I have a recursive function that is searching through all tuples. The full code is here. I would like to be able to specify the depth in the tree to invoke parallelization with OpenMP. An outline of what I am trying is
int main(int argc, char *argv[])
{
omp_set_num_threads(2);
backtrack(size,alphabet,tuple,0,threading_depth);
}
void backtrack(unsigned size, unsigned alphabet, unsigned *tuple, unsigned ell, unsigned t_depth)
{
if(ell==size)
{
#pragma omp critical
{
fprintf(stdout,"solution from thread #%d = ",omp_get_thread_num());
for(i=0;i<size;i++)
fprintf(stdout,"%3d ",tuple[i]);
fprintf(stdout,"\n");
}
}
else
{
#pragma omp parallel for if(ell == t_depth) default(none) shared(alphabet,tuple,size,ell,t_depth) private(j,unused)
for(i=0;i<alphabet;i++)
{
unsigned *tuple_to_send;
if(ell == t_depth)
{
unsigned *local_tuple;
local_tuple = (unsigned *) calloc(size,sizeof(unsigned));
for(j=0;j<ell;j++) local_tuple[j] = tuple[j];
tuple_to_send = local_tuple;
}
else
{
tuple_to_send = tuple;
}
tuple_to_send[ell] = i;
backtrack(size,alphabet,tuple_to_send,ell+1,t_depth);
}
}
}
I am running this on
$ uname -a
Linux 4.4.0-24-generic #43-Ubuntu SMP Wed Jun 8 19:27:37 UTC 2016 x86_64 x86_64 x86_64 GNU/Linux
which has a dual core processor (I have successfully run OpenMP code with two threads before).

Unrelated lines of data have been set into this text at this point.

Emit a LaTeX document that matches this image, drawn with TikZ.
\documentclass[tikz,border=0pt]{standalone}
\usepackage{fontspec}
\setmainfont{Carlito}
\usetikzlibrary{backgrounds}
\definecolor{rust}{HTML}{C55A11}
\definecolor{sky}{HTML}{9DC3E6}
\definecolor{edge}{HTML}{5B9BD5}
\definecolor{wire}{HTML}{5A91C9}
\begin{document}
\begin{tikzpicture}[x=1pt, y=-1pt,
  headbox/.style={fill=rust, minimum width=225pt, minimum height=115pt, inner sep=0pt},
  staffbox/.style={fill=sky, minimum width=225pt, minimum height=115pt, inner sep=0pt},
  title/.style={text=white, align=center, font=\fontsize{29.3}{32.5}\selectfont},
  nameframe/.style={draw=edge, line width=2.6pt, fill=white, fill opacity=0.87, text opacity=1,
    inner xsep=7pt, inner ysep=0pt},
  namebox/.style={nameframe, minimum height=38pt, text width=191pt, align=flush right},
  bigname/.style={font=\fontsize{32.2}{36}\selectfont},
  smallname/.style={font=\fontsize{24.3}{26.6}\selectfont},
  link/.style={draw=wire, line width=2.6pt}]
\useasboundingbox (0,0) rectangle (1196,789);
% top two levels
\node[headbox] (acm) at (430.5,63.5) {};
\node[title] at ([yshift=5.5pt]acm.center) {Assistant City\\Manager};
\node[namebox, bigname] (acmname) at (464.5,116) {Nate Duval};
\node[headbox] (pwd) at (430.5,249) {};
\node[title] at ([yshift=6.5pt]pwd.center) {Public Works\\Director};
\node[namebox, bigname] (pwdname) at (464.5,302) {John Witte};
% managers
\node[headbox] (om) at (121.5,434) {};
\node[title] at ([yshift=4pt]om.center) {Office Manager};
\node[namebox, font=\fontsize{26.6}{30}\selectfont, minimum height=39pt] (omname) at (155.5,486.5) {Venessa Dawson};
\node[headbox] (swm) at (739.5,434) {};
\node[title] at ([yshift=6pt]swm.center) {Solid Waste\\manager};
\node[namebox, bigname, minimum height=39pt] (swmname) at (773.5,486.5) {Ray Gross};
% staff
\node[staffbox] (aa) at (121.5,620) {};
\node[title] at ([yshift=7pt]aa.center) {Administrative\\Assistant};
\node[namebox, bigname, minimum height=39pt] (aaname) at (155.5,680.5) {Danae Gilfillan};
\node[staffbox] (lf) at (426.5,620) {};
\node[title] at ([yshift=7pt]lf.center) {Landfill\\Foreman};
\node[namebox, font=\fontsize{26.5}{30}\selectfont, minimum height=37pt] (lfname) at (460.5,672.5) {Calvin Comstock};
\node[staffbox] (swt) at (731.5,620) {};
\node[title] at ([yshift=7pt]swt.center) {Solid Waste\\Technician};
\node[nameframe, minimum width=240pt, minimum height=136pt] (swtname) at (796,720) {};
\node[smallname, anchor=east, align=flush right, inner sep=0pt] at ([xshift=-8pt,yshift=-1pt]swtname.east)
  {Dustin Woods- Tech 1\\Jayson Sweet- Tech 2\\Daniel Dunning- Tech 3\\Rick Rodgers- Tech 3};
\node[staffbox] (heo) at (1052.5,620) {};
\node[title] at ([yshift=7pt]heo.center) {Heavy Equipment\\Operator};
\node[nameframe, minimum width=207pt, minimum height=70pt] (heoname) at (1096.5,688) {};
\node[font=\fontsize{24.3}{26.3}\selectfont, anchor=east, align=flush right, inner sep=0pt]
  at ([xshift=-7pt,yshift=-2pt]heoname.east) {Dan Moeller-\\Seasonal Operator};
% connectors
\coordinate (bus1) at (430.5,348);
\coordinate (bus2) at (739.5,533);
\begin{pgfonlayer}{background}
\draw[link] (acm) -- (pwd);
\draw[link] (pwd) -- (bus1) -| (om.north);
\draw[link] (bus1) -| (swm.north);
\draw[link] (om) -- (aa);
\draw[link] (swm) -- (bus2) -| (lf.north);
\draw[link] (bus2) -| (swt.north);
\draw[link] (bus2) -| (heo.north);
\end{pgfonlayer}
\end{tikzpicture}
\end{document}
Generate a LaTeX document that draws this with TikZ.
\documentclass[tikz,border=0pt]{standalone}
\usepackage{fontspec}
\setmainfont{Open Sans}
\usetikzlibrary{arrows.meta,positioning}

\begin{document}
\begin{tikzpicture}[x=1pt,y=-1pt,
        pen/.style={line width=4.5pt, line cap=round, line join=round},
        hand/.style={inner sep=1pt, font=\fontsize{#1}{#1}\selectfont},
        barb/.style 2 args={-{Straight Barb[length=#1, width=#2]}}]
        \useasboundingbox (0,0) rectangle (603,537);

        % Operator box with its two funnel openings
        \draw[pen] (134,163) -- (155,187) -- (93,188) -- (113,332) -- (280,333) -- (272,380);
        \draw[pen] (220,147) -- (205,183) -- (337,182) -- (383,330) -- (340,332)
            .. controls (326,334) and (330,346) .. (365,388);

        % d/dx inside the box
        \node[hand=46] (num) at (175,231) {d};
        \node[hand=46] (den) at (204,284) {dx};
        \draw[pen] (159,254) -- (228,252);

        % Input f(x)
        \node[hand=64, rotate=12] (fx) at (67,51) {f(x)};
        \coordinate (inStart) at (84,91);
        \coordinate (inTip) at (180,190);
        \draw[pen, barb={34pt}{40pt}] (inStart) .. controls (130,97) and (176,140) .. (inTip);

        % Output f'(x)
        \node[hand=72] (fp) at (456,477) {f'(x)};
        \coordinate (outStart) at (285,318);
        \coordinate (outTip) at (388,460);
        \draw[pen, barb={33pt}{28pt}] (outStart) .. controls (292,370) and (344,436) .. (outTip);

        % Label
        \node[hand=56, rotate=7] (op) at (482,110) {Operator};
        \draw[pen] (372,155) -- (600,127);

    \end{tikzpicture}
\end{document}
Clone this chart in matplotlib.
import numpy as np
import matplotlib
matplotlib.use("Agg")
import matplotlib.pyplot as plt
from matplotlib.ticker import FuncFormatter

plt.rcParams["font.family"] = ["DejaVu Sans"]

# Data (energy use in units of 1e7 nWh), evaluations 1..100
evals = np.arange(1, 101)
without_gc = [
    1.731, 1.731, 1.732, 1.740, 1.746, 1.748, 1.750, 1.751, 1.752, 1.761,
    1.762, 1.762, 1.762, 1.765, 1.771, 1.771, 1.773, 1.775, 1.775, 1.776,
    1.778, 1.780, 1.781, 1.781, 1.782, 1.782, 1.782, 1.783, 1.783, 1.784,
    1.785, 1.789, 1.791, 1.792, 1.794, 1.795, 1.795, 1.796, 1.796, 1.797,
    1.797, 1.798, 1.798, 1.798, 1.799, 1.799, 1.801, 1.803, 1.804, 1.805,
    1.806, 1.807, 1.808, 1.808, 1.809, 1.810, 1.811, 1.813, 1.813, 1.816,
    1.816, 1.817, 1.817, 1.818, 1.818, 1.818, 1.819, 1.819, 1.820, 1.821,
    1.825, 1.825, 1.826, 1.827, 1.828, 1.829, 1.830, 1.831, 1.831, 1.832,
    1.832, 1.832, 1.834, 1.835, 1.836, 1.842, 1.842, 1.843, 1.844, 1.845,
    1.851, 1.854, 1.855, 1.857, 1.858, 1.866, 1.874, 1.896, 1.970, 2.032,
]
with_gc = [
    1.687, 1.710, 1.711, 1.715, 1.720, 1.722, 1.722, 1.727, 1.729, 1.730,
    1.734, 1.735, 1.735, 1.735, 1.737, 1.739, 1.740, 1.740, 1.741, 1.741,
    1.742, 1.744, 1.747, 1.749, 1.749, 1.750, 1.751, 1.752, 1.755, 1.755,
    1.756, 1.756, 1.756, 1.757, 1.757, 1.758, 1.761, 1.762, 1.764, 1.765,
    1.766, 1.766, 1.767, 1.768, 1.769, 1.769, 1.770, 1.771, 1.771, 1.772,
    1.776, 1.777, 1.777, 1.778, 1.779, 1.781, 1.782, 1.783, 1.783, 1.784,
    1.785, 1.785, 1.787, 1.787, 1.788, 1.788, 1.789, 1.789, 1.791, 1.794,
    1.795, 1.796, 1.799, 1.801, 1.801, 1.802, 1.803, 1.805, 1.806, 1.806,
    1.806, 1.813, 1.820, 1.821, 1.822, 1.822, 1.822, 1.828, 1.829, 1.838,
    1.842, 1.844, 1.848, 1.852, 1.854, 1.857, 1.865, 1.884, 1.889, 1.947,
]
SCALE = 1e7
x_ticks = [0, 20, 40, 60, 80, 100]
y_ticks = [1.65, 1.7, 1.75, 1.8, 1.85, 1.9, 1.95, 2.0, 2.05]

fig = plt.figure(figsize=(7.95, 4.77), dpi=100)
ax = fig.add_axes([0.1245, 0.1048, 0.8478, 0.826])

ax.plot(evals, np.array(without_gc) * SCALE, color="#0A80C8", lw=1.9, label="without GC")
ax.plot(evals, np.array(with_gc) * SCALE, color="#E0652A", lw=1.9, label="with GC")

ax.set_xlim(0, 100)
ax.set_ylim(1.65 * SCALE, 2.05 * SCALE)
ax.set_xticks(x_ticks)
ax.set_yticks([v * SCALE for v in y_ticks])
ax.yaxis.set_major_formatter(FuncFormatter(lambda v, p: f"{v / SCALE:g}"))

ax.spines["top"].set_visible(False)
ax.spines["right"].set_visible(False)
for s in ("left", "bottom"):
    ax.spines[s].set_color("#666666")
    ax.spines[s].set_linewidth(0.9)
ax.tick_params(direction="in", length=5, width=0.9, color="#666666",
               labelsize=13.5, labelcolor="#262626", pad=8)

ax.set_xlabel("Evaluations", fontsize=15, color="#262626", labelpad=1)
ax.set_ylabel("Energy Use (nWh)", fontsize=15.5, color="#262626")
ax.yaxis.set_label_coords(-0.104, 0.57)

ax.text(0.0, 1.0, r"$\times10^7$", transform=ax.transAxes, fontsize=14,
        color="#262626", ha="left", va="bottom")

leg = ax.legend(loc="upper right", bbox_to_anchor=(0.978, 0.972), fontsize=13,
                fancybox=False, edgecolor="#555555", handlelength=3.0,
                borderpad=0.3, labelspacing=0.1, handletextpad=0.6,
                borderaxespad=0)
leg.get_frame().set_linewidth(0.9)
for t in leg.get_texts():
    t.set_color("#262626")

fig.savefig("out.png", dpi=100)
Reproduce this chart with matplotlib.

I compile with
gcc -O3 -fopenmp -o selective_threading_not_working selective_threading_not_working.c
When I run the code I expect to see something like
$ selective_threading_not_working
solution from thread #0 = 0 0 0
solution from thread #0 = 0 0 1
solution from thread #0 = 0 0 2
solution from thread #0 = 0 1 0
solution from thread #0 = 0 1 1
solution from thread #0 = 0 1 2
solution from thread #0 = 0 2 0
solution from thread #0 = 0 2 1
solution from thread #0 = 0 2 2
solution from thread #1 = 1 0 0
solution from thread #1 = 1 0 1
solution from thread #1 = 1 0 2
solution from thread #1 = 1 2 0
solution from thread #1 = 1 1 0
solution from thread #1 = 1 1 1
solution from thread #1 = 1 1 2
solution from thread #1 = 1 2 1
solution from thread #1 = 1 2 2
solution from thread #0 = 2 0 0
solution from thread #0 = 2 0 1
solution from thread #0 = 2 0 2
solution from thread #0 = 2 2 0
solution from thread #0 = 2 2 1
solution from thread #0 = 2 2 2
solution from thread #0 = 2 1 0
solution from thread #0 = 2 1 1
solution from thread #0 = 2 1 2
but what I see is
$ selective_threading_not_working
solution from thread #0 = 0 0 0
solution from thread #0 = 0 0 1
solution from thread #0 = 0 0 2
solution from thread #0 = 0 1 0
solution from thread #0 = 0 1 1
solution from thread #0 = 0 1 2
solution from thread #0 = 0 2 0
solution from thread #0 = 0 2 1
solution from thread #0 = 0 2 2
solution from thread #0 = 1 0 0
solution from thread #0 = 1 0 1
solution from thread #0 = 1 0 2
solution from thread #0 = 1 2 0
solution from thread #0 = 1 1 0
solution from thread #0 = 1 1 1
solution from thread #0 = 1 1 2
solution from thread #0 = 1 2 1
solution from thread #0 = 1 2 2
solution from thread #0 = 2 0 0
solution from thread #0 = 2 0 1
solution from thread #0 = 2 0 2
solution from thread #0 = 2 2 0
solution from thread #0 = 2 2 1
solution from thread #0 = 2 2 2
solution from thread #0 = 2 1 0
solution from thread #0 = 2 1 1
solution from thread #0 = 2 1 2
I have found suggestions of using omp_set_nested(1) but this had no effect.